When using soil as your primary medium, drain-to-waste is the only possibility. In soilless hydroponic systems, it is up to the growers’ preferences. Most hydroponic growers will opt to maintain a drain-to-waste system, because it affords them full control over the application of nutrients. Recirculating systems are typically reserved for the most advanced and efficient cultivators.
Top feed drain-to-waste systems can be as simple as putting your plants in a soilless medium and watering them from the top of the container, either with a drip system or by hand.
Ebb and flow systems, also known as flood and drain systems, are a popular type of recirculating system that uses a pump to bring water and nutrients from a reservoir into a flood tray where the plants are positioned in their grow medium. The nutrient solution floods the tray and gets absorbed by the roots and medium before slowly draining back into the reservoir. This process repeats itself on a timer to ensure that plants are properly hydrated.
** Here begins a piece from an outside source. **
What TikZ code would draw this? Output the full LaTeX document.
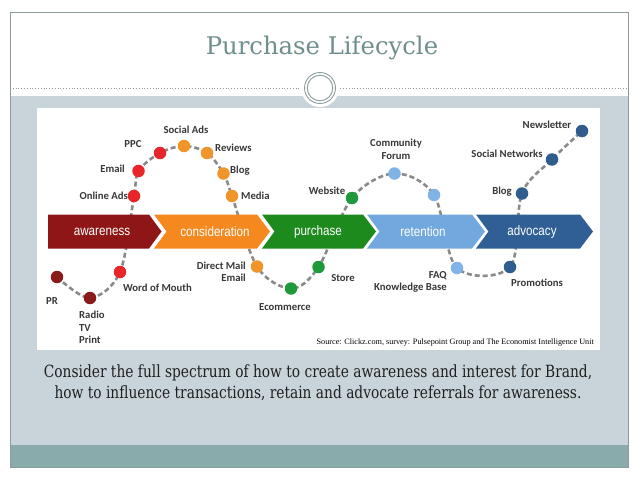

Nutrient Film Technique (NFT) is another recirculating system in which plants are suspended by net baskets or neoprene collars that run along a trough. A thin film of water and nutrients continually circulates through the bottom of the trough, providing food to the tips of the roots, while leaving a majority of the root mass exposed to air.
Deep Water Culture (DWC) is a modular bucket system that suspends the plant’s main stem in a net basket while the roots are completely immersed in a highly oxygenated nutrient solution. An air pump supplies the oxygen to the nutrient solution which circulates through 3-5 gallon, or 11.4-18.9 liter, pots. DWC buckets can be configured to run in a stand-alone drain-to-waste system, or all of the buckets can be connected together to run in a recirculating manner.
Aeroponics are hydroponic systems in which the roots are suspended in air and lightly misted with a nutrient solution on regularly timed intervals. This method can achieve faster growth rates while using less water and nutrients than other hydroponic systems, though this is considered of the most advanced methods of growing hydroponically.